Souvenir Sterling Silver Spoon from Mark Twain Boyhood Home


Author: Mark Twain

The spoon measures 5 1/2″ in length. I believe this is a very early spoon from Twain’s Boyhood Home, if not the earliest. The Mark Twain Boyhood Home opened to the public in 1912. Based on the maker’s registry mark the spoon was made by Watson & Newell Co. (Information obtained from Kovel’s on the internet). The history of this company involves several name changes, and there were some subsudiaries. It was Watson & Newell Co. from 1895 through 1920. The company made many souvenir spoons during that time. Since the Boyhood Home opened to the public in 1912, it seems probable that the spoon was produced between 1912 and 1920, but I am not certain of that.

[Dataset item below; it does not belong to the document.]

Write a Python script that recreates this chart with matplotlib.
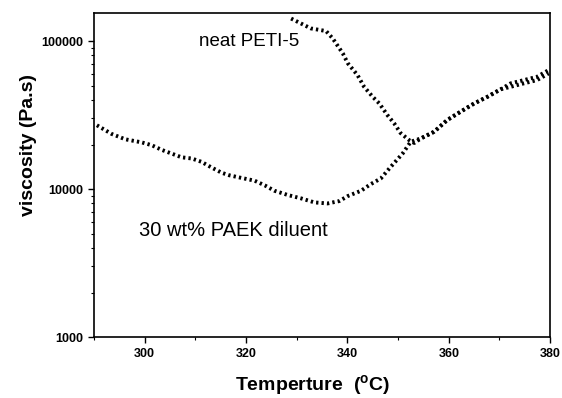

Here is some Information on Watson Co. obtained from

Clarence L. Watson, Fred Newell, Charles Cobb, Samuel Gould, and W. A. Battey founded Cobb, Gould & Co. in Attleboro, MA in 1874. The firm produced jewelry goods, mainly gold-plated. Between 1875 and 1880, Battey, Cobb, and Gould left the partnership, and it became Watson & Newell from 1880 through 1886.

In 1887 Joseph R. Ripley joined the business and the name was changed to Watson, Newell & Co. In 1891 Edward L. Gowen joined the group. In 1894 they bought the old Mechanics Mill property, and a new factory was opened in 1896. The name was changed to Watson & Newell Co. with Mechanics Sterling Company as the name of the subsidiary flatware branch. In 1899 Clarence L. Watson obtained the firm’s first flatware patent and began wide production of flatware and souvenir spoons.

In the period of 1900 to 1910, the company produced hundreds of sterling souvenir spoons depicting a variety of subjects.

In 1920 The Watson Co. was incorporated and took charge of all the silver operations. Many new flatware patterns continued to be introduced. Clarence L. Watson died in 1930, and his son-in-law, Grover Richards, assumed management of the company. In 1955 the business was sold to R. Wallace & Sons. The dies of Watson souvenir spoons were sold by Wallace, and in the 1970’s were in unused possession of The Inman Co., Inc. of Attleboro, MA.

Cobb, Gould & Co. 1874 – 1880
Watson & Newell 1880 – 1886
Watson, Newell & Co. 1887 – 1895
Watson & Newell Co. 1895 – 1920
Watson Company 1920 – 1955
Acquired by R. Wallace & Sons 1955

The spoon is in overall good condition. It may be lightly pitted in places and a little tarnished as can be seen in the images.